Think fast!
We have no more time.
There is no other Earth and this one is really, really sick.
Headlines in The Citizen read:
This: "Scheer, Trudeau spar over climate pledges; May offers cost breakdown."
And: "Three local businesses reach carbon neutrality."
And: "Victoria taking plastic bag ban to Supreme Court."
And: "Paid to protect the planet - CEOs step up when bonuses tied to environmental goals."
And: "Risk rising for oceans, report finds."
The last headline is a report from the Intergovernmental Panel on Climate Change, of September 2019. Our rising oceans are not just a problem for island nations or coastal waters.
Glaciers, which feed our rivers, normally melt a bit every year and are replenished every winter, but they are disappearing now, at an alarming rate. Permafrost, which is supposed to be permanent, has always stored twice as much carbon as the atmosphere - twice as much.
Oxygen is disappearing, the oceans are acidifying, which is killing shellfish and not birthing more of them. Fish and sea mammals have much less to eat. Salmon are in tremendous peril. Polar bears are emaciated and dying. Millions of Canadians, ocean to ocean to ocean, are being affected today. This is serious stuff.

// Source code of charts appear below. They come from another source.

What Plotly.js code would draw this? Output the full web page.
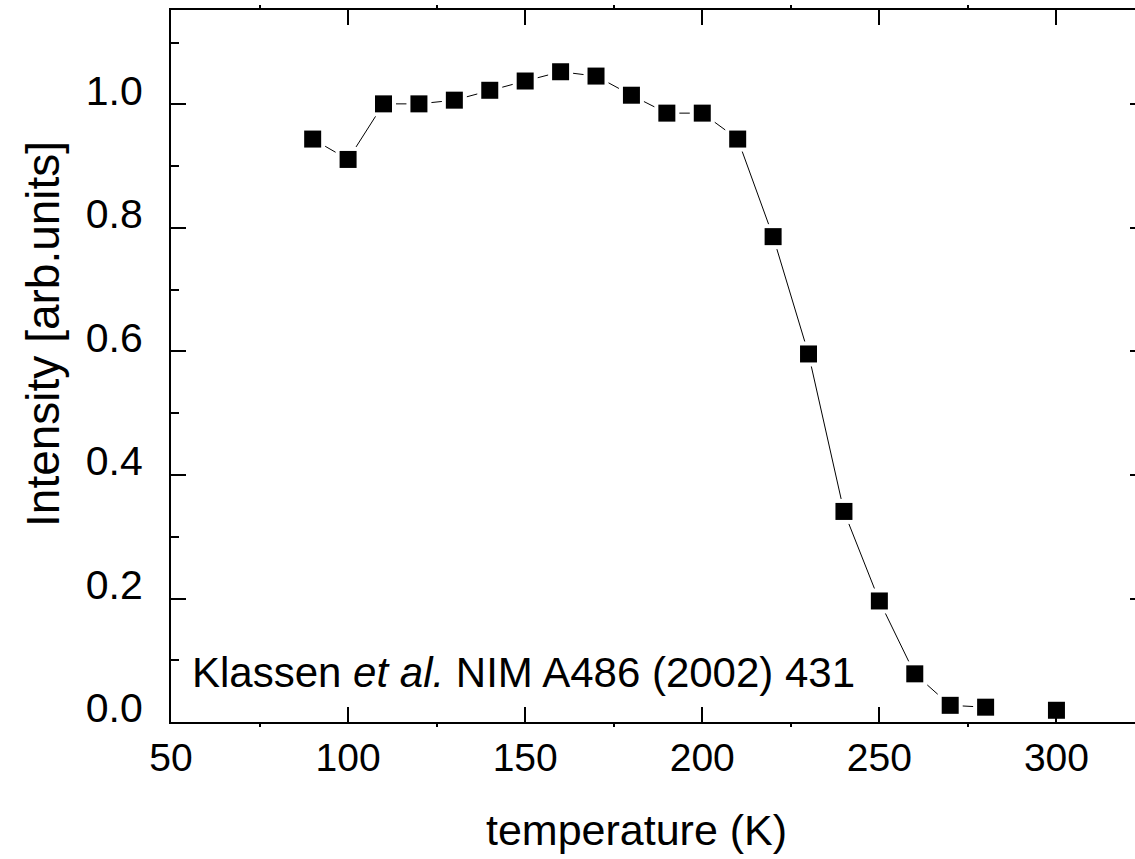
<!DOCTYPE html>
<html>
<head>
<meta charset="utf-8">
<script src="https://cdn.plot.ly/plotly-3.0.1.min.js"></script>
<style>
html, body { margin: 0; padding: 0; background: #fff; overflow: hidden; }
#chart { width: 1150px; height: 859px; }
</style>
</head>
<body>
<div id="chart"></div>
<script>
const temperature = [90, 100, 110, 120, 130, 140, 150, 160, 170, 180, 190, 200, 210, 220, 230, 240, 250, 260, 270, 280, 300];
const intensity = [0.944, 0.911, 1.001, 1.001, 1.007, 1.023, 1.038, 1.053, 1.046, 1.015, 0.986, 0.986, 0.944, 0.786, 0.596, 0.341, 0.196, 0.078, 0.027, 0.024, 0.019];
const lineTemps = temperature.slice(0, 20);
const lineVals = intensity.slice(0, 20);

const xTickVals = [50, 100, 150, 200, 250, 300];
const yTickVals = [0.0, 0.2, 0.4, 0.6, 0.8, 1.0];
const yTickText = ['0.0', '0.2', '0.4', '0.6', '0.8', '1.0'];

const citation = 'Klassen <i>et al.</i> NIM A486 (2002) 431';
const xTitle = 'temperature (K)';
const yTitle = 'Intensity [arb.units]';

const FONT = 'Liberation Sans, Arial, Helvetica, sans-serif';

const traces = [
  { x: lineTemps, y: lineVals, type: 'scatter', mode: 'lines',
    line: { color: '#000', width: 1 }, hoverinfo: 'skip', showlegend: false },
  { x: temperature, y: intensity, type: 'scatter', mode: 'markers',
    marker: { symbol: 'square', size: 25, color: '#fff' }, hoverinfo: 'skip', showlegend: false },
  { x: temperature, y: intensity, type: 'scatter', mode: 'markers',
    marker: { symbol: 'square', size: 17, color: '#000' }, showlegend: false }
];

const axisCommon = {
  showline: true, linecolor: '#000', linewidth: 2,
  mirror: 'allticks', ticks: 'inside', ticklen: 15, tickwidth: 2, tickcolor: '#000',
  showgrid: false, zeroline: false, layer: 'above traces'
};

const layout = {
  width: 1150, height: 859,
  margin: { l: 171, r: 5, t: 10, b: 137 },
  paper_bgcolor: '#fff', plot_bgcolor: '#fff',
  font: { family: FONT, color: '#000' },
  showlegend: false,
  xaxis: Object.assign({}, axisCommon, {
    range: [50, 325],
    tickvals: xTickVals,
    tickfont: { size: 39, family: FONT, color: '#000' },
    ticklabelstandoff: 0,
    minor: { tickvals: [75, 125, 175, 225, 275, 325], ticks: 'outside', ticklen: 3, tickwidth: 2, tickcolor: '#000' }
  }),
  yaxis: Object.assign({}, axisCommon, {
    range: [0, 1.153],
    tickvals: yTickVals, ticktext: yTickText,
    tickfont: { size: 41, family: FONT, color: '#000' },
    ticklabelstandoff: 18,
    ticklabelshift: -14,
    minor: { tickvals: [0.1, 0.3, 0.5, 0.7, 0.9, 1.1], ticks: 'inside', ticklen: 8, tickwidth: 2, tickcolor: '#000' }
  }),
  annotations: [
    { text: citation, xref: 'x', yref: 'y', x: 55.35, y: 0.08, xanchor: 'left', yanchor: 'middle',
      showarrow: false, font: { size: 42, family: FONT, color: '#000' } },
    { text: xTitle, xref: 'paper', yref: 'paper', x: 0.478, y: -0.152, xanchor: 'center', yanchor: 'middle',
      showarrow: false, font: { size: 43, family: FONT, color: '#000' } },
    { text: yTitle, xref: 'paper', yref: 'paper', x: -0.132, y: 0.5456, xanchor: 'center', yanchor: 'middle',
      textangle: -90, showarrow: false, font: { size: 46, family: FONT, color: '#000' } }
  ]
};

Plotly.newPlot('chart', traces, layout, { displayModeBar: false, staticPlot: true });
</script>
</body>
</html>
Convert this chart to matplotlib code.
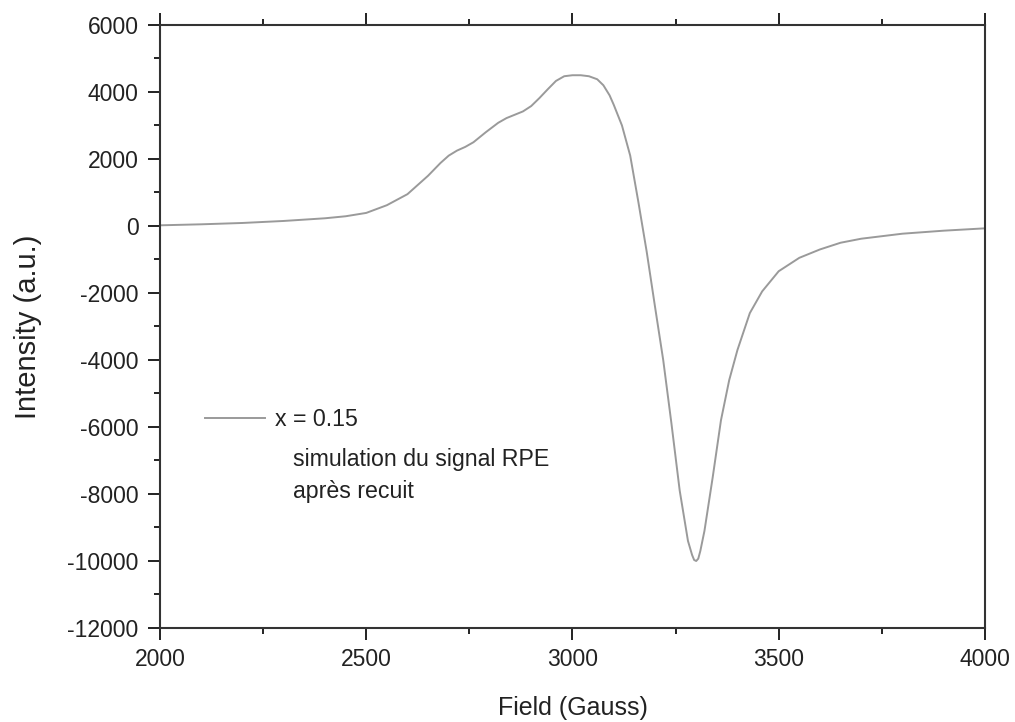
import matplotlib
matplotlib.use("Agg")
import matplotlib.pyplot as plt
from matplotlib.ticker import MultipleLocator
from matplotlib.lines import Line2D

plt.rcParams['font.family'] = ['Liberation Sans', 'DejaVu Sans']
plt.rcParams['axes.unicode_minus'] = False

field = [2000, 2100, 2200, 2300, 2400, 2450, 2500, 2550, 2600, 2650, 2680, 2700,
         2720, 2740, 2760, 2790, 2820, 2840, 2860, 2880, 2900, 2920, 2940, 2960,
         2980, 3000, 3020, 3040, 3060, 3075, 3090, 3100, 3120, 3140, 3160, 3180,
         3200, 3220, 3240, 3260, 3280, 3290, 3295, 3300, 3305, 3310, 3320, 3340,
         3360, 3380, 3400, 3430, 3460, 3500, 3550, 3600, 3650, 3700, 3800, 3900, 4000]
intensity = [20, 50, 90, 150, 230, 290, 390, 620, 950, 1500, 1880, 2100,
             2250, 2360, 2500, 2800, 3080, 3220, 3320, 3420, 3580, 3820, 4080, 4330,
             4470, 4500, 4500, 4470, 4380, 4200, 3900, 3620, 3000, 2100, 700, -770,
             -2400, -4000, -5900, -7900, -9400, -9820, -9970, -10000, -9930, -9700, -9100, -7500,
             -5800, -4600, -3700, -2600, -1950, -1350, -950, -700, -500, -380, -230, -140, -70]

legend_label = "x = 0.15"
note_lines = ["simulation du signal RPE", "après recuit"]

fig = plt.figure(figsize=(10.15, 7.22), dpi=100)
ax = fig.add_axes([0.1576, 0.1302, 0.8128, 0.8352])

line_color = "#9a9a9a"
text_color = "#222222"
ax.plot(field, intensity, color=line_color, lw=1.4, solid_joinstyle='round')

ax.set_xlim(2000, 4000)
ax.set_ylim(-12000, 6000)
ax.xaxis.set_major_locator(MultipleLocator(500))
ax.xaxis.set_minor_locator(MultipleLocator(250))
ax.yaxis.set_major_locator(MultipleLocator(2000))
ax.yaxis.set_minor_locator(MultipleLocator(1000))

ax.tick_params(axis='x', which='both', direction='out', top=True, bottom=True,
               labeltop=False, labelsize=16.5, colors=text_color, width=1.4, pad=6)
ax.tick_params(axis='y', which='both', direction='out', left=True, right=False,
               labelsize=16.5, colors=text_color, width=1.4, pad=7)
ax.tick_params(which='major', length=8.5)
ax.tick_params(which='minor', length=4.5)

for s in ax.spines.values():
    s.set_linewidth(1.5)
    s.set_color('#333333')

ax.set_xlabel("Field (Gauss)", fontsize=18, color=text_color, labelpad=18)
ax.set_ylabel("Intensity (a.u.)", fontsize=21, color=text_color, labelpad=18)

handle = Line2D([], [], color=line_color, lw=1.4)
ax.legend([handle], [legend_label], loc='center left',
          bbox_to_anchor=(0.0545, 0.345), frameon=False, fontsize=16.7,
          handlelength=2.6, handletextpad=0.43, borderpad=0, borderaxespad=0,
          labelcolor=text_color)

ax.text(0.161, 0.279, note_lines[0], transform=ax.transAxes, fontsize=16.7,
        color=text_color, va='center', ha='left')
ax.text(0.161, 0.226, note_lines[1], transform=ax.transAxes, fontsize=16.7,
        color=text_color, va='center', ha='left')

fig.savefig("out.png", dpi=100)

The North and South Poles keep our planet cool enough to support all life. Polar ice refreshes the Earth every single winter season. When the ice at the poles is gone, there is no reflective cooling from the effects of the sun, on our Earth. The Earth will heat up beyond repair. We will burn up faster than the B.C. forest fires, the Australian forest fires, the fires in Portugal or the fires of the Amazon rainforest.
The single, most serious reason the Earth is burning up is because of the burning of fossil fuels: gas, oil and coal. And, what we call Big Oil, has known about the extreme damage this is causing since the 1970s.

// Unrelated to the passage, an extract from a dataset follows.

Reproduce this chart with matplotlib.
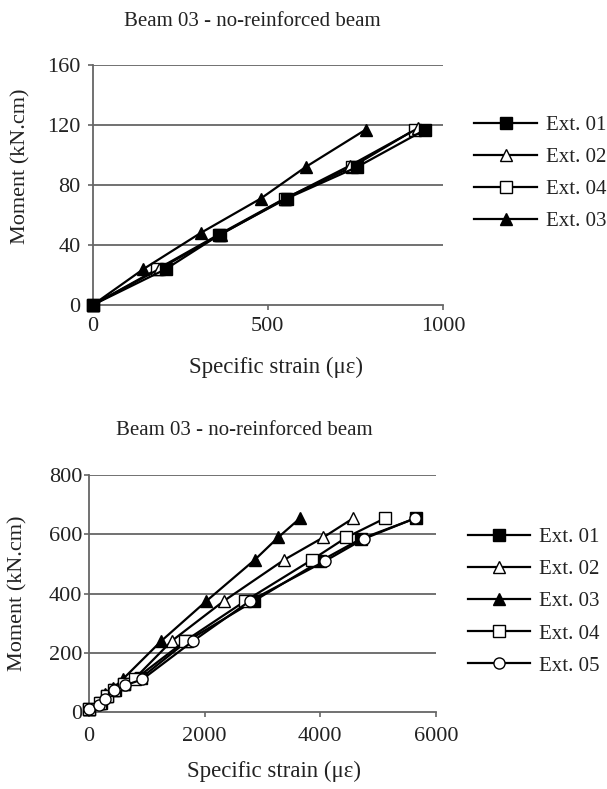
import matplotlib
matplotlib.use("Agg")
from matplotlib import pyplot as plt

plt.rcParams['font.family'] = ['Liberation Serif', 'DejaVu Serif']

# top chart: Beam 03, four extensometers
top_labels = ["Ext. 01", "Ext. 02", "Ext. 04", "Ext. 03"]
top_markers = ["s", "^", "s", "^"]
top_fill = ["black", "white", "white", "black"]
top_order = [5, 4, 3, 6]
top_x = [
    [0, 209, 363, 554, 755, 950],
    [0, 190, 365, 550, 735, 930],
    [0, 185, 360, 548, 740, 920],
    [0, 145, 308, 480, 608, 780],
]
top_y = [
    [0, 24, 47, 71, 92, 117],
    [0, 24, 47, 71, 93, 118],
    [0, 24, 47, 71, 92, 117],
    [0, 24, 48, 71, 92, 117],
]

# bottom chart: Beam 03, five extensometers
bot_labels = ["Ext. 01", "Ext. 02", "Ext. 03", "Ext. 04", "Ext. 05"]
bot_markers = ["s", "^", "^", "s", "o"]
bot_fill = ["black", "white", "black", "white", "white"]
bot_x = [
    [0, 200, 320, 450, 600, 900, 1700, 2850, 4000, 4700, 5650],
    [0, 180, 300, 420, 560, 800, 1430, 2330, 3380, 4050, 4570],
    [0, 150, 280, 420, 580, 1250, 2030, 2870, 3270, 3650],
    [0, 190, 310, 440, 600, 790, 1660, 2700, 3860, 4450, 5120],
    [0, 170, 280, 440, 620, 920, 1800, 2780, 4080, 4750, 5640],
]
bot_y = [
    [10, 30, 55, 75, 95, 115, 240, 375, 510, 585, 655],
    [10, 30, 55, 75, 95, 115, 240, 375, 515, 590, 655],
    [10, 30, 60, 80, 110, 240, 375, 515, 590, 655],
    [10, 30, 55, 75, 95, 110, 240, 375, 515, 590, 655],
    [10, 25, 45, 73, 90, 110, 240, 375, 510, 585, 655],
]

TXT = "#222222"
GRID = "#666666"


def style_axes(ax, xmax, xstep, ymax, ystep, xpad, ypad, xlab_pos, ylab_pos):
    ax.set_xlim(0, xmax)
    ax.set_ylim(0, ymax)
    ax.set_xticks(range(0, xmax + 1, xstep))
    ax.set_yticks(range(0, ymax + 1, ystep))
    for y in range(ystep, ymax + 1, ystep):
        ax.axhline(y, color=GRID, lw=1.3, zorder=1)
    for s in ["top", "right"]:
        ax.spines[s].set_visible(False)
    for s in ["left", "bottom"]:
        ax.spines[s].set_color(GRID)
        ax.spines[s].set_linewidth(1.3)
    ax.tick_params(direction="out", length=3.8, width=1.2, color=GRID,
                   labelsize=16, labelcolor=TXT)
    ax.tick_params(axis="x", pad=xpad)
    ax.tick_params(axis="y", pad=ypad)
    ax.set_xlabel("Specific strain (\u03bc\u03b5)", fontsize=16.5, color=TXT)
    ax.set_ylabel("Moment (kN.cm)", fontsize=16, color=TXT)
    ax.xaxis.set_label_coords(*xlab_pos)
    ax.xaxis.label.set_va("center")
    ax.yaxis.set_label_coords(*ylab_pos)
    ax.yaxis.label.set_va("center")


fig = plt.figure(figsize=(6.07, 7.89), dpi=100)

ax1 = fig.add_axes([0.1527, 0.6134, 0.577, 0.3042])
for lab, m, fc, z, xs, ys in zip(top_labels, top_markers, top_fill, top_order,
                                 top_x, top_y):
    ax1.plot(xs, ys, color="black", lw=1.6, marker=m, markersize=8,
             markerfacecolor=fc, markeredgecolor="black", label=lab,
             clip_on=False, zorder=z)
style_axes(ax1, 1000, 500, 160, 40, 5, 5, (0.523, -0.258), (-0.205, 0.579))
ax1.legend(loc="center left", bbox_to_anchor=(1.09, 0.548), frameon=False,
           fontsize=15, handlelength=3.0, labelspacing=0.6, handletextpad=0.43,
           borderaxespad=0, borderpad=0, labelcolor=TXT)
fig.text(0.415, 0.973, "Beam 03 - no-reinforced beam", ha="center",
         va="center", fontsize=15, color=TXT)

ax2 = fig.add_axes([0.1466, 0.0976, 0.5717, 0.300])
for lab, m, fc, xs, ys in zip(bot_labels, bot_markers, bot_fill, bot_x, bot_y):
    ax2.plot(xs, ys, color="black", lw=1.6, marker=m, markersize=8,
             markerfacecolor=fc, markeredgecolor="black", label=lab,
             clip_on=False, zorder=3)
style_axes(ax2, 6000, 2000, 800, 200, 7, 1.2, (0.533, -0.249), (-0.205, 0.503))
ax2.legend(loc="center left", bbox_to_anchor=(1.092, 0.466), frameon=False,
           fontsize=15, handlelength=3.0, labelspacing=0.6, handletextpad=0.43,
           borderaxespad=0, borderpad=0, labelcolor=TXT)
fig.text(0.402, 0.455, "Beam 03 - no-reinforced beam", ha="center",
         va="center", fontsize=15, color=TXT)

plt.savefig("out.png", dpi=100)
plt.close()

We use it, we burn it. We must phase it out within this decade, not by 2030 or 2050, but within this decade. This isn't a Conservative problem, or a New Democrat problem, or a Liberal problem or a Green Party problem. We can't pretend it's "their" problem, it's our problem.
The single, most serious problem we face is not the burning of fossil fuels, but our refusal to give a damn. Frankly, if we want to live, there is no more time to spare.
The single, most important thing we must do is to stop burning any fossil fuels for any reason, no exceptions, within this decade, not later, not by 2050, but now.
We cannot look away, because it's staring us in the face. No more diddling about taking plastic bags to court or giving CEOs a bonus to do their jobs as human beings, no more pretending it will go away.
How desperate are we that a picture of Green Party leader Elizabeth May has been photoshopped to have her hold a reusable cup with a steel straw? We must move beyond staging and into the real world. May's heart may be in the right place, but we can no longer wait for someone else to get us out of this mess.
Should rogue actors get in the way, we must be brave enough to call them out and act collectively anyway. The rest of us have collective power. The expression "Necessity is the mother of invention" is a time-honoured concept we can rely on.
Everyone must be involved, not just a handful of businesses or individuals pushing and pulling at us for action from the edges. We must actually teach each other, learn from each other, discuss solutions openly, with everyone becoming upfront, front-of-mind aware of the danger we face. Then and only then can we act in concert to save the planet.
Collectively - everybody -we must break the problem down and act in concert to fix it. It begins by learning exactly what is going wrong, worldwide, and acting step by step to stop the damage.
We can start here in B.C., in schools across the province. Let's make environmental protection and restoration the first, most important topic in our schools. We need to relearn the compelling significance of our world's environment. Thinking critically and acting critically about this problem is absolutely essential.
Without a healthy environment, we just don't survive, and neither does anything else.